Review: ‘Lovers On All Saint’s Day’ by Juan Gabriel Vasquez
Don’t expect the scent of guava. There’s none of Gabriel García Márquez luxuriant Latinamericanism in this collection of stories by Colombia’s Juan Gabriel Vásquez. Indeed, there’s hardly any reference to the region in these narratives, which for the most part take place in Belgium. Not that Vásquez has not tackled his native environment elsewhere. The Secret History of Costaguama aimed to set straight the history of Colombia and Panama fictionalized in Joseph Conrad’s Nostromo, with the Polish-born writer assigned a role in Vasquez’s novel.
The boom of Latin American narrative that swept the literary world in the second half of the past century has quite literally died out. Mario Vargas Llosa, these days tabloid fodder as his marriage crumbles over his relationship with Julio Iglesias’ ex, Isabel Preysler, is the last man standing. Realism, minimalism and quirky hipsterism have emerged as alternatives to the magical realism that to some readers and many writers had become as wearisome as geezer heavy metal. That some contemporary narratives are served dry and chilled is not surprising. The quest for national and regional identity, so feverish in writers like Alejo Carpentier and Carlos Fuentes, is reduced in this collection to something like insignificance.
In the first story, Hiding Places, the narrator runs into the central characters on his way to Paris from Liège, because “a Colombian magazine commissioned me to write an article about a certain Parisian bookshop,” a passing identification with Vásquez in his years as an expat. Then, in the tense scene at the home of a child killed in an accident, when the narrator is barely introduced to the grieving family, he comments, “This was not the moment to go into details about nationality . . .”

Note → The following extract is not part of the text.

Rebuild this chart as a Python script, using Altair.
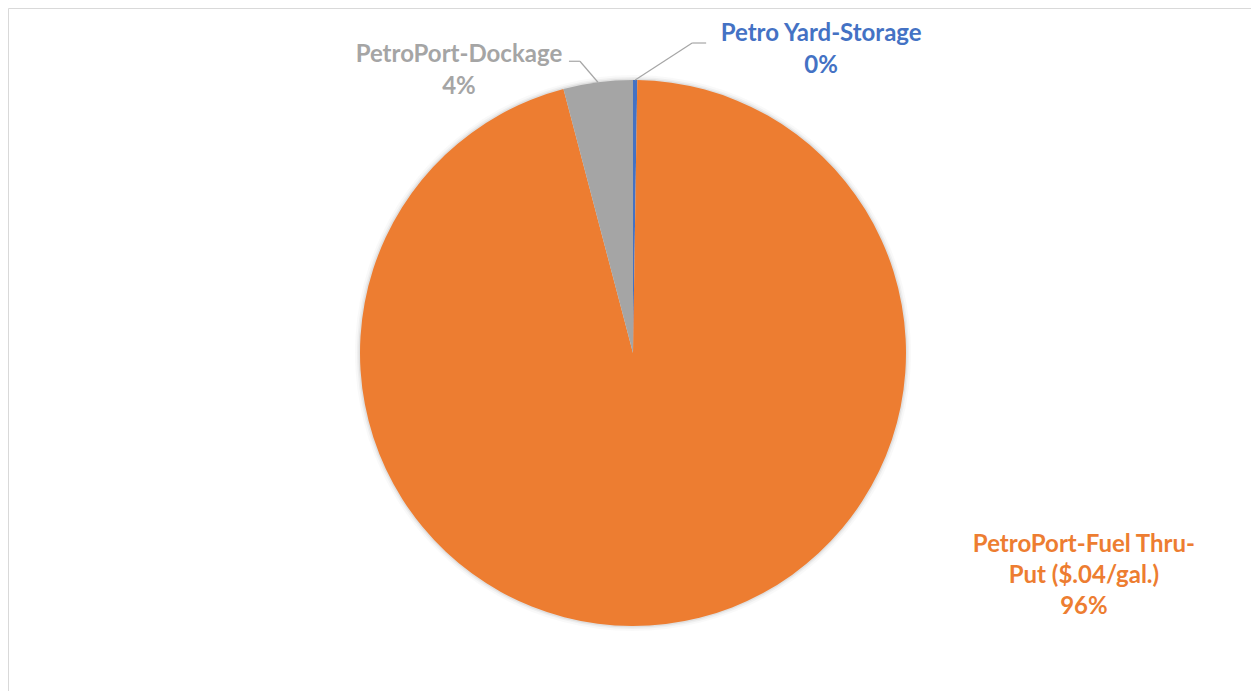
import altair as alt
import pandas as pd

# ---- data ----
categories = ["Petro Yard-Storage", "PetroPort-Fuel Thru-Put ($.04/gal.)", "PetroPort-Dockage"]
values = [0.25, 95.65, 4.1]
percent_labels = ["0%", "96%", "4%"]
wrapped_names = ["Petro Yard-Storage", "PetroPort-Fuel Thru-\nPut ($.04/gal.)", "PetroPort-Dockage"]
colors = ["#4472C4", "#ED7D31", "#A5A5A5"]

df = pd.DataFrame({
    "category": categories,
    "value": values,
    "order": list(range(len(categories))),
    "label": [n + "\n" + p for n, p in zip(wrapped_names, percent_labels)],
})

W, H = 1243, 690
CX, CY, R = 625, 345, 273
FONT = "Lato"

color_scale = alt.Scale(domain=categories, range=colors)

base = alt.Chart(df).encode(
    theta=alt.Theta("value:Q", stack=True),
    order=alt.Order("order:Q"),
    x=alt.value(CX),
    y=alt.value(CY),
)

shadows = [
    base.mark_arc(outerRadius=R + r, opacity=o, color="#000000")
    for r, o in [(5, 0.025), (3, 0.04), (1.5, 0.06)]
]

pie = base.mark_arc(outerRadius=R).encode(
    color=alt.Color("category:N", scale=color_scale, legend=None)
)

# slice mid-angle anchor points on the pie edge, computed from the data
geo = alt.Chart(df).transform_joinaggregate(
    total="sum(value)"
).transform_window(
    cum="sum(value)", sort=[alt.SortField("order")], frame=[None, 0]
).transform_calculate(
    mid="(datum.cum - datum.value / 2) / datum.total * 2 * PI",
).transform_calculate(
    x0=f"{CX} + {R} * sin(datum.mid)",
    y0=f"{CY} - {R} * cos(datum.mid)",
)


def label_layer(cat, dx, dy, lh):
    return geo.transform_filter(alt.datum.category == cat).mark_text(
        dx=dx, dy=dy, font=FONT, fontWeight="bold", fontSize=24,
        lineBreak="\n", lineHeight=lh, align="center", baseline="middle",
    ).encode(
        x=alt.X("x0:Q", scale=None),
        y=alt.Y("y0:Q", scale=None),
        text="label:N",
        color=alt.Color("category:N", scale=color_scale, legend=None),
    )


labels = [
    label_layer(categories[0], 186, -46, 32),
    label_layer(categories[2], -139, -27, 32),
    label_layer(categories[1], 418, -79, 31),
]

leader_base = geo.transform_filter(
    alt.datum.category != categories[1]
).transform_calculate(
    ex=f"datum.category == '{categories[0]}' ? 57 : -18",
    ey=f"datum.category == '{categories[0]}' ? -37 : -21",
    hx=f"datum.category == '{categories[0]}' ? 14 : -11",
).transform_calculate(
    x1="datum.x0 + datum.ex",
    y1="datum.y0 + datum.ey",
).transform_calculate(
    x2="datum.x1 + datum.hx",
)

seg1 = leader_base.mark_rule(color="#A6A6A6", strokeWidth=1.2).encode(
    x=alt.X("x0:Q", scale=None), y=alt.Y("y0:Q", scale=None),
    x2="x1:Q", y2="y1:Q",
)
seg2 = leader_base.mark_rule(color="#A6A6A6", strokeWidth=1.2).encode(
    x=alt.X("x1:Q", scale=None), y=alt.Y("y1:Q", scale=None),
    x2="x2:Q", y2="y1:Q",
)

chart = alt.layer(*shadows, pie, seg1, seg2, *labels).properties(
    width=W, height=H, padding=0,
    autosize=alt.AutoSizeParams(type="fit", contains="padding"),
    background="white",
).configure_view(stroke="#D9D9D9", strokeWidth=1)

chart.save("out.html", embed_options={"renderer": "svg", "actions": False})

Identity matters in other, more intimate, ways. One character is intent in erasing himself as his father’s son, even if it means turning down a substantial inheritance. Others find themselves trapped in family resentments or a brief but intense love affair that appeared to have ended until many years later, when the characters are old, the tragic consequences come to fruition.
As in Madame Bovary — the book the doomed lover gives to the married woman he doesn’t yet know he will never have — love in these stories has bad endings. Sometimes a sad coupling will have no direct consequence but instead will reflect the sadness that haunts another, more important relationship. And a brutal realism stalks romance, often in bucolic scenes where the bloodletting and pain of fishing, hunting and horsemanship eclipse any possible rapture. In one scene, the pair that will end up in bed that night meet as the woman is performing castration on a horse.
The weather is rainy and cold, and there’s not a whiff of tropicalismo. Skillfully translated by Anne McLean, these stories read as if written originally in English or translated from one of the languages of the region, likely French. Vásquez has a realist’s way with details: he is knowledgeable about all the customs and gear of provincial life in the zone. But those very details tighten their grip on the plot and mood of the stories. Like the waitress at a café wondering if the truckers who have stayed late at night are rapists or killers, a sense of threat is palpable. The truckers do no harm and leave. But violence seems to lurk nearby, even if it’s only accidental or self-inflicted.
An exception is The Return, in which there is an actual murder and a revenge plot so calculated that the story reads like something from the pen of a 19th century master. Otherwise, these are if not ordinary at least not monstrous people, unable to avoid extraordinary and even monstrous turns of events, turns they themselves have sprung as they try to live their lives.
And let it not be said that there is no magic. But the eponymous character in The Solitude of the Magician is “just an amateur magician, a mere weekend apprentice” whose day job is so minor that “his office didn’t even have a window.” So much for wizardry from this Colombian writer who not only ignores magical realism but also, in his rewriting of Conrad, goes as far as to challenge the ethics of fiction itself, relegating it to a fakery no worthier than flimflam.
Yet Vásquez is no minimalist. His prose is rich in detail and sparkles with poetic lushness, as well as echoing the realist canon in the superb control of plot, setting and characters. Without truculence, he delivers a tense and exciting read.